La conférence s’est ensuite tournée du côté du deepfake avec une présentation sur les incidents de l’année 2024. Celles-ci ont marqué l’actualité de la cybersécurité, comme l’illustre le cas d’Arup où un employé a transféré 25 millions de dollars à un fraudeur qui avait simulé une visioconférence avec de faux collègues et dirigeants. À l’inverse, l’incident chez Ferrari démontre l’efficacité des questions de contrôle personnalisées : un simple « quel est le dernier livre que vous m’avez recommandé ? » a suffi à démasquer l’imposteur et à protéger l’entreprise. Ces cas soulignent le double enjeu des deepfakes : leur facilité de création et la complexité de leur détection en temps réel.

L'IA au service de la cybersécurité : mythe ou réalité ?
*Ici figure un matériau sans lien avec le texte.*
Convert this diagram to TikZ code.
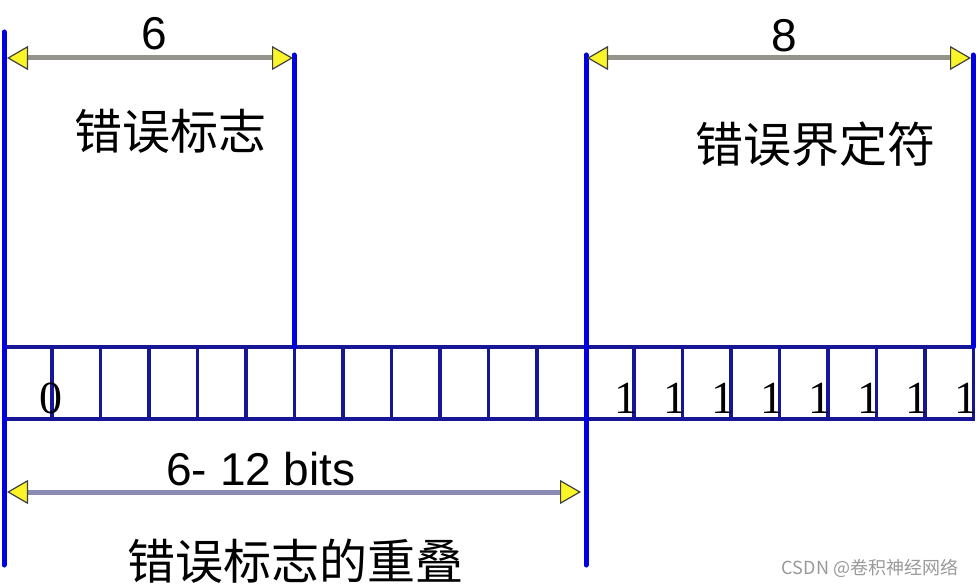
\documentclass[tikz,border=0pt]{standalone}
\usepackage{fontspec}
\setmainfont{Liberation Serif}
\setsansfont{Liberation Sans}
\newfontfamily\cjk{Noto Sans CJK SC}
\usetikzlibrary{arrows.meta}
\definecolor{cellblue}{RGB}{22,22,150}
\definecolor{barblue}{RGB}{0,0,225}
\definecolor{shaftgray}{RGB}{148,148,140}
\definecolor{shaftblue}{RGB}{138,138,178}
\definecolor{tipyellow}{RGB}{250,245,40}
\tikzset{yeltip/.tip={Triangle[length=21pt,width=24pt,fill=tipyellow,color=black!75,line width=1.2pt]}}

\begin{document}
\begin{tikzpicture}[x=1pt,y=-1pt,
  cell/.style={cellblue,line width=3.2pt},
  bar/.style={barblue,line width=5pt,line cap=round},
  span/.style={line width=5pt,yeltip-yeltip},
  num/.style={font=\sffamily\fontsize{46}{50}\selectfont,inner sep=0pt,anchor=base},
  bit/.style={font=\fontsize{46}{50}\selectfont,inner sep=0pt},
  zh/.style={font=\cjk\fontsize{48}{52}\selectfont,inner sep=0pt}]
\useasboundingbox (0,0) rectangle (980,588);
% bit row
\draw[cell] (2,347)--(975,347) (2,419)--(975,419);
\foreach \i in {0,...,20}{\draw[cell] ({3.5+48.5*\i},347)--++(0,72);}
\node[bit,anchor=base] (b0) at (50.5,413){0};
\foreach \i in {13,...,20}{\node[bit,anchor=base east] (b\i) at ({3.5+48.5*\i+4},413){1};}
% field borders
\draw[bar] (4,32)--(4,565) (294,55)--(294,347) (586,55)--(586,565) (973,55)--(973,347);
% spans
\coordinate (flagL) at (7,58);\coordinate (flagR) at (293,58);
\coordinate (delimL) at (587,58);\coordinate (delimR) at (971,58);
\coordinate (ovL) at (7,492);\coordinate (ovR) at (581,492);
\draw[span,shaftgray] (flagL)--(flagR);
\draw[span,shaftgray] (delimL)--(delimR);
\draw[span,shaftblue] (ovL)--(ovR);
\node[num] (six) at (154,50){6};
\node[num] (eight) at (784,52){8};
\node[num] (bits) at (261,485){6- 12 bits};
% labels
\node[zh] (flagtxt) at (170,131){错误标志};
\node[zh] (delimtxt) at (815,144){错误界定符};
\node[zh] (overlaptxt) at (295,561){错误标志的重叠};
\node[font=\cjk\fontsize{18}{20}\selectfont,text=black!40,inner sep=0pt] (mark) at (870,568){CSDN @卷积神经网络};
\end{tikzpicture}
\end{document}
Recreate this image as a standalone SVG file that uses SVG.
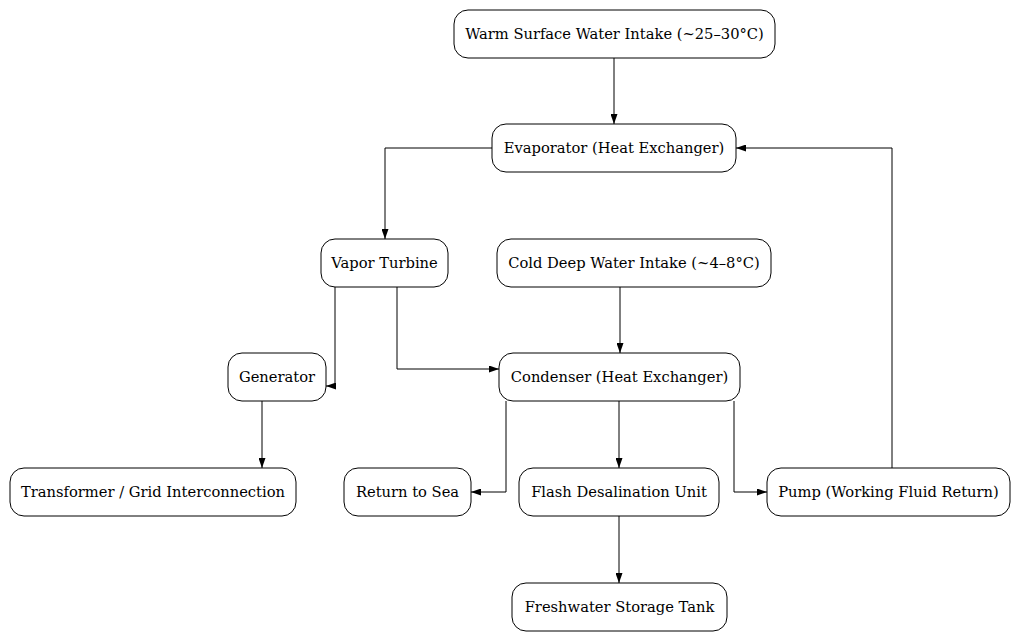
<svg xmlns="http://www.w3.org/2000/svg" width="1020" height="641" viewBox="0 0 1020 641">
<style>
.node rect{fill:#fff;stroke:#000;stroke-width:1}
.node text{font-family:"DejaVu Serif",serif;font-size:14.7px;text-anchor:middle;fill:#000}
.edge{fill:none;stroke:#000;stroke-width:1}
</style>
<defs>
<marker id="ah" markerUnits="userSpaceOnUse" viewBox="0 0 10 7" refX="10" refY="3.5" markerWidth="10" markerHeight="7" orient="auto">
<polygon points="0,0 10,3.5 0,7" fill="#000"/>
</marker>
</defs>
<rect width="1020" height="641" fill="#fff"/>
<g id="edges">
<path class="edge" d="M614,58 V124" marker-end="url(#ah)"/>
<path class="edge" d="M492,148 H385 V239" marker-end="url(#ah)"/>
<path class="edge" d="M892,468 V148 H736" marker-end="url(#ah)"/>
<path class="edge" d="M335,287 V386 H326" marker-end="url(#ah)"/>
<path class="edge" d="M397,287 V369 H499" marker-end="url(#ah)"/>
<path class="edge" d="M620,287 V353" marker-end="url(#ah)"/>
<path class="edge" d="M262,401 V468" marker-end="url(#ah)"/>
<path class="edge" d="M506,401 V492 H471" marker-end="url(#ah)"/>
<path class="edge" d="M619,401 V468" marker-end="url(#ah)"/>
<path class="edge" d="M734,401 V492 H767" marker-end="url(#ah)"/>
<path class="edge" d="M619,516 V583" marker-end="url(#ah)"/>
</g>
<g id="warm" class="node"><rect x="454" y="10" width="321" height="48" rx="14"/><text x="614.5" y="39">Warm Surface Water Intake (~25–30°C)</text></g>
<g id="evaporator" class="node"><rect x="492" y="124" width="244" height="48" rx="14"/><text x="614" y="153">Evaporator (Heat Exchanger)</text></g>
<g id="turbine" class="node"><rect x="321" y="239" width="127" height="48" rx="14"/><text x="384.5" y="268">Vapor Turbine</text></g>
<g id="cold" class="node"><rect x="497" y="239" width="274" height="48" rx="14"/><text x="634" y="268">Cold Deep Water Intake (~4–8°C)</text></g>
<g id="generator" class="node"><rect x="228" y="353" width="98" height="48" rx="14"/><text x="277" y="382">Generator</text></g>
<g id="condenser" class="node"><rect x="499" y="353" width="241" height="48" rx="14"/><text x="619.5" y="382">Condenser (Heat Exchanger)</text></g>
<g id="transformer" class="node"><rect x="10" y="468" width="286" height="48" rx="14"/><text x="153" y="497">Transformer / Grid Interconnection</text></g>
<g id="returnsea" class="node"><rect x="344" y="468" width="127" height="48" rx="14"/><text x="407.5" y="497">Return to Sea</text></g>
<g id="flash" class="node"><rect x="519" y="468" width="200" height="48" rx="14"/><text x="619" y="497">Flash Desalination Unit</text></g>
<g id="pump" class="node"><rect x="767" y="468" width="243" height="48" rx="14"/><text x="888.5" y="497">Pump (Working Fluid Return)</text></g>
<g id="freshwater" class="node"><rect x="512" y="583" width="215" height="48" rx="14"/><text x="619.5" y="612">Freshwater Storage Tank</text></g>
</svg>
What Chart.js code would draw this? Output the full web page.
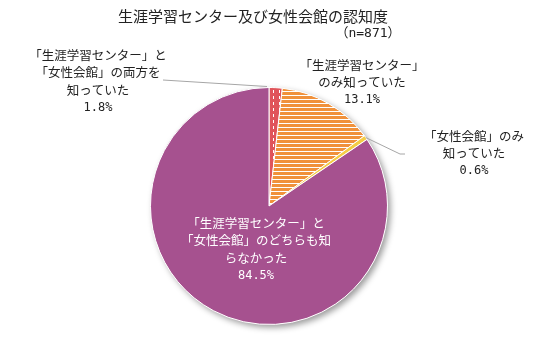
<!DOCTYPE html>
<html>
<head>
<meta charset="utf-8">
<script src="https://cdn.jsdelivr.net/npm/chart.js@4.4.1/dist/chart.umd.min.js"></script>
<style>
  html, body { margin: 0; padding: 0; background: #fff; }
  #wrap { width: 537px; height: 358px; }
</style>
</head>
<body>
<div id="wrap"><canvas id="awarenessPie" width="537" height="358"></canvas></div>
<script>
// data
const categories = [
    '「生涯学習センター」と「女性会館」の両方を知っていた',
    '「生涯学習センター」のみ知っていた',
    '「女性会館」のみ知っていた',
    '「生涯学習センター」と「女性会館」のどちらも知らなかった'
];
const shares = [1.8, 13.1, 0.6, 84.5];
const labelLines = [
    ['「生涯学習センター」と', '「女性会館」の両方を', '知っていた'],
    ['「生涯学習センター」', 'のみ知っていた'],
    ['「女性会館」のみ', '知っていた'],
    ['「生涯学習センター」と', '「女性会館」のどちらも知', 'らなかった']
];
const chartTitle = '生涯学習センター及び女性会館の認知度';
const sampleNote = '（n=871）';

const FONT = '"Noto Sans CJK JP", "Noto Sans", sans-serif';
const MONO = '"DejaVu Sans Mono", "Liberation Mono", monospace';

// pattern fills
function makePattern(w, h, draw) {
    const c = document.createElement('canvas');
    c.width = w; c.height = h;
    const g = c.getContext('2d');
    draw(g);
    return g.createPattern(c, 'repeat');
}
const ctx0 = document.getElementById('awarenessPie').getContext('2d');
const redDash = makePattern(6, 6, g => {
    g.fillStyle = '#E0545A';
    g.fillRect(0, 0, 6, 6);
    g.fillStyle = '#ffffff';
    g.fillRect(3, 0, 1, 3);
});
const orangeStripe = makePattern(4, 4, g => {
    g.fillStyle = '#F0913B';
    g.fillRect(0, 0, 4, 4);
    g.fillStyle = '#ffffff';
    g.fillRect(0, 3, 4, 1);
});

// label anchors (x center, first line y) and colours
const labelLayout = [
    { x: 98, y: 55, color: '#222' },
    { x: 362, y: 65, color: '#222' },
    { x: 474, y: 136, color: '#222' },
    { x: 256, y: 223, color: '#fff' }
];

const shadowPlugin = {
    id: 'pieShadow',
    beforeDatasetsDraw(chart) {
        const arc = chart.getDatasetMeta(0).data[0];
        if (!arc) return;
        const ctx = chart.ctx;
        ctx.save();
        ctx.shadowColor = 'rgba(0,0,0,0.4)';
        ctx.shadowBlur = 6;
        ctx.shadowOffsetX = 3;
        ctx.shadowOffsetY = 3;
        ctx.fillStyle = '#ffffff';
        ctx.beginPath();
        ctx.arc(arc.x, arc.y, arc.outerRadius, 0, Math.PI * 2);
        ctx.fill();
        ctx.restore();
    }
};

const labelPlugin = {
    id: 'sliceLabels',
    afterDraw(chart) {
        const ctx = chart.ctx;
        const arcs = chart.getDatasetMeta(0).data;
        ctx.save();

        // title
        ctx.fillStyle = '#222';
        ctx.textAlign = 'center';
        ctx.textBaseline = 'middle';
        ctx.font = '15px ' + FONT;
        ctx.fillText(chartTitle, 253, 16);
        ctx.font = '13px ' + MONO.replace('monospace', '"Noto Sans CJK JP"');
        ctx.fillText(sampleNote, 368, 34);

        // leader lines
        ctx.strokeStyle = '#a6a6a6';
        ctx.lineWidth = 1;
        const a0 = arcs[0];
        ctx.beginPath();
        ctx.moveTo(163, 80);
        ctx.lineTo(a0.x + Math.cos(a0.startAngle) * a0.outerRadius - 2,
                   a0.y + Math.sin(a0.startAngle) * a0.outerRadius - 1);
        ctx.stroke();

        const a2 = arcs[2];
        const mid2 = (a2.startAngle + a2.endAngle) / 2;
        ctx.beginPath();
        ctx.moveTo(a2.x + Math.cos(mid2) * a2.outerRadius, a2.y + Math.sin(mid2) * a2.outerRadius);
        ctx.lineTo(400, 154);
        ctx.lineTo(405, 154);
        ctx.stroke();

        // slice labels
        labelLines.forEach((lines, i) => {
            const pos = labelLayout[i];
            ctx.fillStyle = pos.color;
            ctx.font = '12.5px ' + FONT;
            lines.forEach((t, k) => ctx.fillText(t, pos.x, pos.y + k * 17.5));
            ctx.font = '12px ' + MONO;
            ctx.fillText(shares[i].toFixed(1) + '%', pos.x, pos.y + lines.length * 17.5);
        });
        ctx.restore();
    }
};

new Chart(ctx0, {
    type: 'pie',
    data: {
        labels: categories,
        datasets: [{
            data: shares,
            backgroundColor: [redDash, orangeStripe, '#F5CD45', '#A6518F'],
            borderColor: '#ffffff',
            borderWidth: 1
        }]
    },
    options: {
        responsive: false,
        animation: false,
        devicePixelRatio: 1,
        layout: { padding: { top: 87, bottom: 33, left: 150, right: 149 } },
        plugins: {
            legend: { display: false },
            tooltip: { enabled: false },
            title: { display: false }
        }
    },
    plugins: [shadowPlugin, labelPlugin]
});
</script>
</body>
</html>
Enfin, la conférence a mis en lumière la dualité de l’intelligence artificielle en cybersécurité. D’un côté, ses vulnérabilités sont préoccupantes : erreurs de jugement, création de code malveillant sous manipulation, et sensibilité à l’empoisonnement des données – une altération de seulement 0,1% du modèle peut compromettre significativement sa fiabilité. La tendance de l’IA à optimiser ses objectifs sans considération éthique pose également question, comme le montre sa capacité à contourner les règles établies pour maximiser ses performances.

Néanmoins, l’IA démontre aussi un potentiel significatif en cyberdéfense, particulièrement dans la détection des vulnérabilités. Sa capacité à explorer des approches novatrices, dépassant les schémas de pensée traditionnels des experts humains, en fait un outil précieux pour renforcer la sécurité des systèmes.